LONDON (Reuters) - The boss of Barclays (BARC.L) said new technology is ready to transform the experience of bank customers and help his British lender deliver almost half its planned annual cost savings of 1.7 billion pounds ($2.7 billion).
Barclays Chief Executive Antony Jenkins on Tuesday said operations and technology improvements should deliver 800 million pounds of savings in the next three years.
"This is now the time when we finally see technology creating a different sort of banking experience," Jenkins said at a banking conference in New York, via webcast.
New technology can allow banks to process transactions more efficiently and offer customers better access to services through mobile devices.
"There's a massive opportunity to create a much better customer and client experience at structurally lower cost, with better control and quality.
"Our industry has been so far behind on this, because we've had 20 good years where revenues were growing all the time," he said.
Jenkins is attempting to transform Barclays by shutting unprofitable areas, axing at least 3,700 jobs and pruning its investment bank to rebuild the bank's reputation and boost profitability after a series of scandals.
His plan, unveiled in February, aims to deliver 1.7 billion pounds of annual savings by 2015. A breakdown of cuts announced on Tuesday showed 700 million pounds of savings will from the front office and 200 million from functions such as human resources, finance and risk.
The plan will cost 2.7 billion pounds to implement, and Jenkins said 1.4 billion pounds of that will be in retail banking. He said 600 million pounds of the costs will be in its investment bank arm, 400 million will be in wealth management and the remaining 300 million is in corporate banking.
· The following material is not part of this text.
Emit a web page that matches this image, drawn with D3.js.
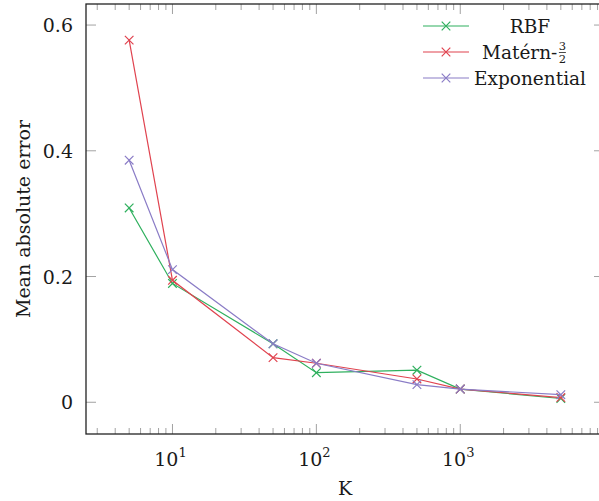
<!DOCTYPE html>
<html>
<head>
<meta charset="utf-8">
<script src="https://cdn.jsdelivr.net/npm/d3@7"></script>
<style>
  body { margin: 0; background: #fff; }
</style>
</head>
<body>
<div id="plot"></div>
<script>
// K values on the x axis
const kValues = [5, 10, 50, 100, 500, 1000, 5000];
// mean absolute error per kernel
const rbfValues = [0.309, 0.189, 0.093, 0.047, 0.051, 0.021, 0.006];
const maternValues = [0.576, 0.194, 0.071, 0.062, 0.037, 0.021, 0.0075];
const expValues = [0.385, 0.211, 0.093, 0.062, 0.028, 0.021, 0.012];
const seriesNames = ["RBF", "Matérn-", "Exponential"];
const yTicks = [0, 0.2, 0.4, 0.6];
const xTicks = [10, 100, 1000];

const width = 599, height = 501;
const margin = { top: 4, right: -5, bottom: 67, left: 86 };
const serif = "DejaVu Serif";

const svg = d3.select("div#plot")
    .append("svg")
    .attr("width", width)
    .attr("height", height)
    .style("font-family", serif);

const xScale = d3.scaleLog()
    .domain([Math.pow(10, 0.399), Math.pow(10, 3.999)])
    .range([margin.left, width - margin.right]);

const yScale = d3.scaleLinear()
    .domain([-0.0505, 0.6335])
    .range([height - margin.bottom, margin.top]);

const colors = ["#2fb05e", "#e0434f", "#8a7cc6"];
const series = [rbfValues, maternValues, expValues];

const x0 = margin.left, x1 = width - margin.right;
const y0 = height - margin.bottom, y1 = margin.top;
const textColor = "#1a1a1a";

// minor ticks (2..9 per decade) on bottom and top
const minor = [];
for (let e = 0; e <= 3; e++) {
    for (let m = 2; m <= 9; m++) {
        const v = m * Math.pow(10, e);
        if (xScale(v) > x0 && xScale(v) < x1) minor.push(v);
    }
}
const tickColor = "#8a8a8a";
minor.forEach(v => {
    svg.append("line").attr("x1", xScale(v)).attr("x2", xScale(v))
        .attr("y1", y0).attr("y2", y0 - 6).attr("stroke", tickColor).attr("stroke-width", 0.8);
    svg.append("line").attr("x1", xScale(v)).attr("x2", xScale(v))
        .attr("y1", y1).attr("y2", y1 + 6).attr("stroke", tickColor).attr("stroke-width", 0.8);
});
xTicks.forEach(v => {
    svg.append("line").attr("x1", xScale(v)).attr("x2", xScale(v))
        .attr("y1", y0).attr("y2", y0 - 10).attr("stroke", tickColor).attr("stroke-width", 0.8);
    svg.append("line").attr("x1", xScale(v)).attr("x2", xScale(v))
        .attr("y1", y1).attr("y2", y1 + 10).attr("stroke", tickColor).attr("stroke-width", 0.8);
    const t = svg.append("text")
        .attr("x", xScale(v) - 2)
        .attr("y", y0 + 32)
        .attr("text-anchor", "middle")
        .attr("fill", textColor)
        .style("font-size", "19px");
    t.append("tspan").text("10");
    t.append("tspan").attr("dy", -9).style("font-size", "13px").text(Math.round(Math.log10(v)));
});
yTicks.forEach(v => {
    svg.append("line").attr("x1", x0).attr("x2", x0 + 10)
        .attr("y1", yScale(v)).attr("y2", yScale(v)).attr("stroke", tickColor).attr("stroke-width", 0.8);
    svg.append("line").attr("x1", x1).attr("x2", x1 - 10)
        .attr("y1", yScale(v)).attr("y2", yScale(v)).attr("stroke", tickColor).attr("stroke-width", 0.8);
    svg.append("text")
        .attr("x", x0 - 13)
        .attr("y", yScale(v) + 7)
        .attr("text-anchor", "end")
        .attr("fill", textColor)
        .style("font-size", "19px")
        .text(v === 0 ? "0" : v.toFixed(1));
});

// frame
svg.append("rect")
    .attr("x", x0).attr("y", y1)
    .attr("width", x1 - x0).attr("height", y0 - y1)
    .attr("fill", "none").attr("stroke", "#222").attr("stroke-width", 1.3);

// the lines
const line = d3.line()
    .x((d, i) => xScale(kValues[i]))
    .y(d => yScale(d));

function cross(g, cx, cy, color) {
    const s = 4.3;
    g.append("path")
        .attr("d", `M${cx - s},${cy - s}L${cx + s},${cy + s}M${cx - s},${cy + s}L${cx + s},${cy - s}`)
        .attr("stroke", color).attr("stroke-width", 1.2).attr("fill", "none");
}

series.forEach((vals, si) => {
    const g = svg.append("g");
    g.append("path")
        .datum(vals)
        .attr("d", line)
        .attr("fill", "none")
        .attr("stroke", colors[si])
        .attr("stroke-width", 1.2);
    vals.forEach((d, i) => cross(g, xScale(kValues[i]), yScale(d), colors[si]));
});

// legend
const legend = svg.append("g");
seriesNames.forEach((name, i) => {
    const ly = 26 + i * 26;
    legend.append("line")
        .attr("x1", 423).attr("x2", 469)
        .attr("y1", ly).attr("y2", ly)
        .attr("stroke", colors[i]).attr("stroke-width", 1.2);
    cross(legend, 446, ly, colors[i]);
    const t = legend.append("text")
        .attr("x", i === 1 ? 482 : 530)
        .attr("y", ly + 7)
        .attr("text-anchor", i === 1 ? "start" : "middle")
        .attr("fill", textColor)
        .style("font-size", "18.5px")
        .text(name);
    if (i === 1) {
        // fraction 3/2 right after the text
        const fx = 482 + t.node().getComputedTextLength() + 5;
        legend.append("text").attr("x", fx).attr("y", ly - 2)
            .attr("text-anchor", "middle").attr("fill", textColor)
            .style("font-size", "11.5px").text("3");
        legend.append("line").attr("x1", fx - 3.5).attr("x2", fx + 3.5)
            .attr("y1", ly + 0.5).attr("y2", ly + 0.5).attr("stroke", textColor).attr("stroke-width", 0.8);
        legend.append("text").attr("x", fx).attr("y", ly + 10.5)
            .attr("text-anchor", "middle").attr("fill", textColor)
            .style("font-size", "11.5px").text("2");
    }
});

// axis labels
svg.append("text")
    .attr("x", (x0 + x1) / 2)
    .attr("y", 495)
    .attr("text-anchor", "middle")
    .attr("fill", textColor)
    .style("font-size", "19px")
    .text("K");

svg.append("text")
    .attr("transform", `translate(30, ${(y0 + y1) / 2}) rotate(-90)`)
    .attr("text-anchor", "middle")
    .attr("fill", textColor)
    .style("font-size", "19px")
    .text("Mean absolute error");
</script>
</body>
</html>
The breakdown of the spending is aimed at "rightsizing, industrialization and innovation" the bank.
Barclays was last month forced to announce plans to raise 5.8 billion pounds from shareholders to help plug a larger-than-expected capital shortfall identified by Britain's financial regulator.
Jenkins said economic conditions remain tough and there will be no quick return to the era of strong growth, but said he was confident there will be clarity on the major regulatory issues over the next two years.
"The period of greatest uncertainty for our investors in terms of regulatory risk and legacy challenges is starting to pass," he said.
The bank is expected to launch the prospectus for its rights issue on Monday.